## Data in this exercise
- - -

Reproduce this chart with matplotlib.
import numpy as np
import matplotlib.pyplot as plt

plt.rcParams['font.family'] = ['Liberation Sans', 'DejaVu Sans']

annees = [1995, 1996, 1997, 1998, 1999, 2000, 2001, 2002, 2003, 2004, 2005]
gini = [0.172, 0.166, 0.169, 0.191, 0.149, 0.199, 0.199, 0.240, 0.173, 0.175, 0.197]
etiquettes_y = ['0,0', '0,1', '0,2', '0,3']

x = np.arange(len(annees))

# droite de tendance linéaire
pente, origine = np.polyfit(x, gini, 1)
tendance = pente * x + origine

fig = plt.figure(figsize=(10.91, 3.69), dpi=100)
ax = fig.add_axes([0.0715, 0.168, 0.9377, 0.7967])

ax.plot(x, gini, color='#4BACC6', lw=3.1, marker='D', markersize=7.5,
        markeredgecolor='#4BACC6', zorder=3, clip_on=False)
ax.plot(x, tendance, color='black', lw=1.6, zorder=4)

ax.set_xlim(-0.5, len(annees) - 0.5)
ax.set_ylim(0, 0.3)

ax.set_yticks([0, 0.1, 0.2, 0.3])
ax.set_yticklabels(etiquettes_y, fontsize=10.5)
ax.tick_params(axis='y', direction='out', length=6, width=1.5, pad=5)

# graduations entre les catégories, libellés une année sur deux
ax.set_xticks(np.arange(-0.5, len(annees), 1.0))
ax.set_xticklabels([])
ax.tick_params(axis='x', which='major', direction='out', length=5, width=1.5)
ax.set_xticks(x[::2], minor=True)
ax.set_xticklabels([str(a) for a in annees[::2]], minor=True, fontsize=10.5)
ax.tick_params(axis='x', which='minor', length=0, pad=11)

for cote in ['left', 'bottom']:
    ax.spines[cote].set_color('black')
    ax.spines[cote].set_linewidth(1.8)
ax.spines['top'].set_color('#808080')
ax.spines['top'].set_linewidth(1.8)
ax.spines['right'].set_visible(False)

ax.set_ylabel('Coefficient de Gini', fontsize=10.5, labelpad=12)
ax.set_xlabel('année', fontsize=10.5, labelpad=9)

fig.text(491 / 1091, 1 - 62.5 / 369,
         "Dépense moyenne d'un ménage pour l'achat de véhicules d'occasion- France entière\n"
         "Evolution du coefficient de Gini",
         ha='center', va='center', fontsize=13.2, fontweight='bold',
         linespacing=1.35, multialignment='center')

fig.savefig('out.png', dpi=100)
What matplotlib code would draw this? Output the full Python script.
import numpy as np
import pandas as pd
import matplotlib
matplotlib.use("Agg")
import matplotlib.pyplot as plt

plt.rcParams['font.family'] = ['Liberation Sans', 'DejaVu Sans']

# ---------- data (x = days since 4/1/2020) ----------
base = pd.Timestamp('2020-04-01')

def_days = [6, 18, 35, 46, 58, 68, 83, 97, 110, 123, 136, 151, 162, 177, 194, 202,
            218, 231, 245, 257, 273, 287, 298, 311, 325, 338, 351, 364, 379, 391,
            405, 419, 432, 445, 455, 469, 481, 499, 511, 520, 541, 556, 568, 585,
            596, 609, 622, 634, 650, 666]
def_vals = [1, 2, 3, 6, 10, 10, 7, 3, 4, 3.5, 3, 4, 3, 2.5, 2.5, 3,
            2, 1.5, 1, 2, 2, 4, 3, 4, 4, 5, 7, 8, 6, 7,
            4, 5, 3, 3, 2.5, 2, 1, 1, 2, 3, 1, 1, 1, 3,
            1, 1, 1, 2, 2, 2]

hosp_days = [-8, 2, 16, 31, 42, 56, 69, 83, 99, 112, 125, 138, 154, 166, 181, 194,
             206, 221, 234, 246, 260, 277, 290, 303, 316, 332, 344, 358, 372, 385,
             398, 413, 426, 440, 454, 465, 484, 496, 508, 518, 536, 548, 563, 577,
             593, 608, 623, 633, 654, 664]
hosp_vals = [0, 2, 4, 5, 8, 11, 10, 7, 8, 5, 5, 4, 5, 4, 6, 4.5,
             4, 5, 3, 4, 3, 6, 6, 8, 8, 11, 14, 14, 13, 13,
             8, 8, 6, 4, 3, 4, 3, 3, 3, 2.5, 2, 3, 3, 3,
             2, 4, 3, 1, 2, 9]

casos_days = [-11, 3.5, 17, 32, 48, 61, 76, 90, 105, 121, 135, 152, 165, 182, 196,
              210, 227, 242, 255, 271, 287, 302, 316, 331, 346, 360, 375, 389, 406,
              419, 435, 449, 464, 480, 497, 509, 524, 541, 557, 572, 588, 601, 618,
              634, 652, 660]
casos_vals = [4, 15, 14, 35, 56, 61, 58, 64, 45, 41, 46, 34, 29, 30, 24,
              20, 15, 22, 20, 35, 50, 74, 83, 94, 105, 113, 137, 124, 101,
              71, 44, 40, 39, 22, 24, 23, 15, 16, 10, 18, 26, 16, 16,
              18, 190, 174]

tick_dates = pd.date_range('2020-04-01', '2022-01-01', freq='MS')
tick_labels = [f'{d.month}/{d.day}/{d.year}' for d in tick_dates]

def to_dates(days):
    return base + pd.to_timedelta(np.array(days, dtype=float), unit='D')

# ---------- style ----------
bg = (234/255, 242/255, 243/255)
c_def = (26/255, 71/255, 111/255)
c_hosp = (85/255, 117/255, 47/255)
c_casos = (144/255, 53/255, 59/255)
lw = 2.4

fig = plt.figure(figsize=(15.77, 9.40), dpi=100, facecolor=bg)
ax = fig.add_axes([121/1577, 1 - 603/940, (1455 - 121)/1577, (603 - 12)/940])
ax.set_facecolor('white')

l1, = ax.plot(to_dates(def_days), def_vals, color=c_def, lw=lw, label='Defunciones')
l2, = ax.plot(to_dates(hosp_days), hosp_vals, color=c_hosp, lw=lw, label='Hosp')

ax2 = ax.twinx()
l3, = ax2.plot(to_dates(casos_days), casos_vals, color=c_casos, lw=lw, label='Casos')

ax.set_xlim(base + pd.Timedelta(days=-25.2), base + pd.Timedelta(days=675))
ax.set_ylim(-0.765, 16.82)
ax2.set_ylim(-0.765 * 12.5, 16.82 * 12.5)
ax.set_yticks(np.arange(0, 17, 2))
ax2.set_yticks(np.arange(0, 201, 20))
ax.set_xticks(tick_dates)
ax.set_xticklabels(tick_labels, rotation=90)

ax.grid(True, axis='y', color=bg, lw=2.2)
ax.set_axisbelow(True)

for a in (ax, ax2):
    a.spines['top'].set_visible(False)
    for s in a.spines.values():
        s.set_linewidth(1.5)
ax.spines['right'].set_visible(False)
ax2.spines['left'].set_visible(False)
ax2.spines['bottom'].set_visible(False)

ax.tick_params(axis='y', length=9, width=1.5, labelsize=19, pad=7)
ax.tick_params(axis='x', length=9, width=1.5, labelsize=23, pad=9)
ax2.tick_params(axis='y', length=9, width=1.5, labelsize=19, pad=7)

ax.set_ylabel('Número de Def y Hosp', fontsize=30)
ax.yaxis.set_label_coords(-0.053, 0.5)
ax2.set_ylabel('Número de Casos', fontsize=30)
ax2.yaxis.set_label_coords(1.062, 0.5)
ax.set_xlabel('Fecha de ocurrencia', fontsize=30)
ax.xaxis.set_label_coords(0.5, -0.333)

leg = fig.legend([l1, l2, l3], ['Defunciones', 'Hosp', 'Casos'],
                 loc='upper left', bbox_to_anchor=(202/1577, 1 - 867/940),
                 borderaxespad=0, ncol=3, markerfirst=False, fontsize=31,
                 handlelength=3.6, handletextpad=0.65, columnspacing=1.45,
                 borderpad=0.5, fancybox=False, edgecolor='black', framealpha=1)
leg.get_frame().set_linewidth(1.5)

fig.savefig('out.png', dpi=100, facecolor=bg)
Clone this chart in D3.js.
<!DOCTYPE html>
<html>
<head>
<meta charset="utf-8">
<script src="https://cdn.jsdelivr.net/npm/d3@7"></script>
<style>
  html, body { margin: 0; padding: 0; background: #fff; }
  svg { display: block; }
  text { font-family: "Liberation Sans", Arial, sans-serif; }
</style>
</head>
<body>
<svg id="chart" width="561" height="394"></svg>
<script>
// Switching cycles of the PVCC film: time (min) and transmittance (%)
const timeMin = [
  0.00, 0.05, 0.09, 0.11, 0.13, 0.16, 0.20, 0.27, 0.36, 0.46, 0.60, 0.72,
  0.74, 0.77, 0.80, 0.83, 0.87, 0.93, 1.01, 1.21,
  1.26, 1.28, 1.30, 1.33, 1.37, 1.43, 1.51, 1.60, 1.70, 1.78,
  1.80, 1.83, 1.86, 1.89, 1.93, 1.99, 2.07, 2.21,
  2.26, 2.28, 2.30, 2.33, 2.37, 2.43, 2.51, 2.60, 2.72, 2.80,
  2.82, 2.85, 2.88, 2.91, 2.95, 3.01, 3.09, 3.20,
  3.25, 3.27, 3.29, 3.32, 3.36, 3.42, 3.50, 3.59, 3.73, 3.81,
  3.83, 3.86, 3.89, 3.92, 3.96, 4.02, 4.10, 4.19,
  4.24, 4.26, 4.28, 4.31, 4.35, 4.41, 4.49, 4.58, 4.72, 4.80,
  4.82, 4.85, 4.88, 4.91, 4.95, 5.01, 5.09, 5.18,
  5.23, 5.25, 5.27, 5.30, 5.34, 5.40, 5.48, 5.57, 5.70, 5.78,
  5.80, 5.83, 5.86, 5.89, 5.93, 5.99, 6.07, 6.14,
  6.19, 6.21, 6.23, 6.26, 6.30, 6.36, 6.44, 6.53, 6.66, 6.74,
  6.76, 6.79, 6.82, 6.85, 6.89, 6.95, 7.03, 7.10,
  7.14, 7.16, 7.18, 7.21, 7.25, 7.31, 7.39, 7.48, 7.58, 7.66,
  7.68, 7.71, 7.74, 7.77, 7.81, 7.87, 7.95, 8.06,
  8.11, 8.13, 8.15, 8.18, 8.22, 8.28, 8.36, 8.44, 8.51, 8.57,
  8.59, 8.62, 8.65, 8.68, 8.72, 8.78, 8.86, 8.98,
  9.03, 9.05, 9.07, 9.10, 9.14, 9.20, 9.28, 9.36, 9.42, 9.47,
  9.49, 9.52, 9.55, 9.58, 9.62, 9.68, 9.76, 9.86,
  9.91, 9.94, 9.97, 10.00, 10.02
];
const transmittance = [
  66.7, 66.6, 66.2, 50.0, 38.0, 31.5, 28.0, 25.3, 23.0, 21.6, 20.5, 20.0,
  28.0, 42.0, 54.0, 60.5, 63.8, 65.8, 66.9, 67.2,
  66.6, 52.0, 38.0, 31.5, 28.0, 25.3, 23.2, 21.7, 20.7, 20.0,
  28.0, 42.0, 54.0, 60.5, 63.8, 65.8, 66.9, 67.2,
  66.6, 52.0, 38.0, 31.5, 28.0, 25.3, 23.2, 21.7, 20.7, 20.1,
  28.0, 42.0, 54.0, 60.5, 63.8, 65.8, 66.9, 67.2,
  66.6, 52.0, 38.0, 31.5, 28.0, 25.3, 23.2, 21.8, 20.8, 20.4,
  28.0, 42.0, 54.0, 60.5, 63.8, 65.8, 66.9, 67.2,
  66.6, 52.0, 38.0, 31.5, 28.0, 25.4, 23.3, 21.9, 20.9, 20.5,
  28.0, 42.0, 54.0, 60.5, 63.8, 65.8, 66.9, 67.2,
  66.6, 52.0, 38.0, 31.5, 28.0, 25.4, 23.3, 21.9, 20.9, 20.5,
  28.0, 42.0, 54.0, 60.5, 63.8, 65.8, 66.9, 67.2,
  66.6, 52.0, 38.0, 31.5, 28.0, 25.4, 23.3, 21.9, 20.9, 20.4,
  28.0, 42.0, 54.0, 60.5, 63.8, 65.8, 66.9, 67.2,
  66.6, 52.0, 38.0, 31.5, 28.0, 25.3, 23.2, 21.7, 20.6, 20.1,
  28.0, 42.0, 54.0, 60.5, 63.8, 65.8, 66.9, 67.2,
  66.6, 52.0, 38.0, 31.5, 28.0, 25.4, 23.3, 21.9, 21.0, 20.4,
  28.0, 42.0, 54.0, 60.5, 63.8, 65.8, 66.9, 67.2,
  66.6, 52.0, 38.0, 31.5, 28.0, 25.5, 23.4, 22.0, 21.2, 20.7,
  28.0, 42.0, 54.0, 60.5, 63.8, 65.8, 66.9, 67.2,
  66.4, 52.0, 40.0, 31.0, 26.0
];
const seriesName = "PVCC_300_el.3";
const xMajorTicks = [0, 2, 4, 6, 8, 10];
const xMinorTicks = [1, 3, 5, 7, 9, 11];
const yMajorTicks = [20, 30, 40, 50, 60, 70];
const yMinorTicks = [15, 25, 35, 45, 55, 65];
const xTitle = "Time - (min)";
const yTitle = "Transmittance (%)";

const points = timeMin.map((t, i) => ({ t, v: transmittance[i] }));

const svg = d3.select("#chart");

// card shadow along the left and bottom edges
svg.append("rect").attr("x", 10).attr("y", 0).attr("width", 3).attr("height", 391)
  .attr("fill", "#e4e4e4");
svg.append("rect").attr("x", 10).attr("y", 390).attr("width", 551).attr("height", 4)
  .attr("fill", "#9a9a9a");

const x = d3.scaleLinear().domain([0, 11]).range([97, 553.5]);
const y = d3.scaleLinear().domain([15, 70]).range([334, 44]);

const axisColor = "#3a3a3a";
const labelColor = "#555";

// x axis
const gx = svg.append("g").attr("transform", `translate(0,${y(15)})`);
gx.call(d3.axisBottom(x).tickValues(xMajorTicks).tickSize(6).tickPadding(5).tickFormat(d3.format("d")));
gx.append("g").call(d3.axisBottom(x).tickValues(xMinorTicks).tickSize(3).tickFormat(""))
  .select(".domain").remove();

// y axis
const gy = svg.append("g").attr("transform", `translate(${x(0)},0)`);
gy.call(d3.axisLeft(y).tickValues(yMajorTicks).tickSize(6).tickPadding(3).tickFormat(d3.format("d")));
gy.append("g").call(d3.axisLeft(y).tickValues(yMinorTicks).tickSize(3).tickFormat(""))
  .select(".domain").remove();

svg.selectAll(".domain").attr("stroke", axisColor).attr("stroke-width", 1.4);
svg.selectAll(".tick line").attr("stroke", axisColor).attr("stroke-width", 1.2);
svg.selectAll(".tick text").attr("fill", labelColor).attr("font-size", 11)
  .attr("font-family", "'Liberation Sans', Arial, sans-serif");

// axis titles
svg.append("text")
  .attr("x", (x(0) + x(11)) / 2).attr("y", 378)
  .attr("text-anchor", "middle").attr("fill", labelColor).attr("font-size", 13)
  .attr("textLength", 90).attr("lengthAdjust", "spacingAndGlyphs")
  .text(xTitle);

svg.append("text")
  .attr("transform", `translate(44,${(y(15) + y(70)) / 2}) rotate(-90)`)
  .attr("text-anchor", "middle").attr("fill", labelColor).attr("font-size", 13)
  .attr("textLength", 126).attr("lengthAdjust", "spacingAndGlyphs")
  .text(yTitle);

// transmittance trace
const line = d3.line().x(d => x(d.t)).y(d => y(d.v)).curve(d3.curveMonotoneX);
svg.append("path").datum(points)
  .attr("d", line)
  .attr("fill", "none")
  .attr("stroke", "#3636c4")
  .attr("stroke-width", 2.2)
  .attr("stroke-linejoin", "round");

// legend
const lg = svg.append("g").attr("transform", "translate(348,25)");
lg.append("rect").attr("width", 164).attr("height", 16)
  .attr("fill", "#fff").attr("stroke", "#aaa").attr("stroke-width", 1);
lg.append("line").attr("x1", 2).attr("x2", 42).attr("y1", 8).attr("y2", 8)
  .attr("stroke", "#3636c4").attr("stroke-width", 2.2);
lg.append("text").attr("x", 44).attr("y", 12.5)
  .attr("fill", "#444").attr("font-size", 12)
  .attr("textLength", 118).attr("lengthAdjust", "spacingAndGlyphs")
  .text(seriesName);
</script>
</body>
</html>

- - -

## What is required
Starting at the first line of the listing, retype every line up to and including the one with "ax.tick_params(axis='x', which='minor', length=0, pad=11)".

## Answer to this task
Reproduce this chart with matplotlib.
import numpy as np
import matplotlib.pyplot as plt

plt.rcParams['font.family'] = ['Liberation Sans', 'DejaVu Sans']

annees = [1995, 1996, 1997, 1998, 1999, 2000, 2001, 2002, 2003, 2004, 2005]
gini = [0.172, 0.166, 0.169, 0.191, 0.149, 0.199, 0.199, 0.240, 0.173, 0.175, 0.197]
etiquettes_y = ['0,0', '0,1', '0,2', '0,3']

x = np.arange(len(annees))

# droite de tendance linéaire
pente, origine = np.polyfit(x, gini, 1)
tendance = pente * x + origine

fig = plt.figure(figsize=(10.91, 3.69), dpi=100)
ax = fig.add_axes([0.0715, 0.168, 0.9377, 0.7967])

ax.plot(x, gini, color='#4BACC6', lw=3.1, marker='D', markersize=7.5,
        markeredgecolor='#4BACC6', zorder=3, clip_on=False)
ax.plot(x, tendance, color='black', lw=1.6, zorder=4)

ax.set_xlim(-0.5, len(annees) - 0.5)
ax.set_ylim(0, 0.3)

ax.set_yticks([0, 0.1, 0.2, 0.3])
ax.set_yticklabels(etiquettes_y, fontsize=10.5)
ax.tick_params(axis='y', direction='out', length=6, width=1.5, pad=5)

# graduations entre les catégories, libellés une année sur deux
ax.set_xticks(np.arange(-0.5, len(annees), 1.0))
ax.set_xticklabels([])
ax.tick_params(axis='x', which='major', direction='out', length=5, width=1.5)
ax.set_xticks(x[::2], minor=True)
ax.set_xticklabels([str(a) for a in annees[::2]], minor=True, fontsize=10.5)
ax.tick_params(axis='x', which='minor', length=0, pad=11)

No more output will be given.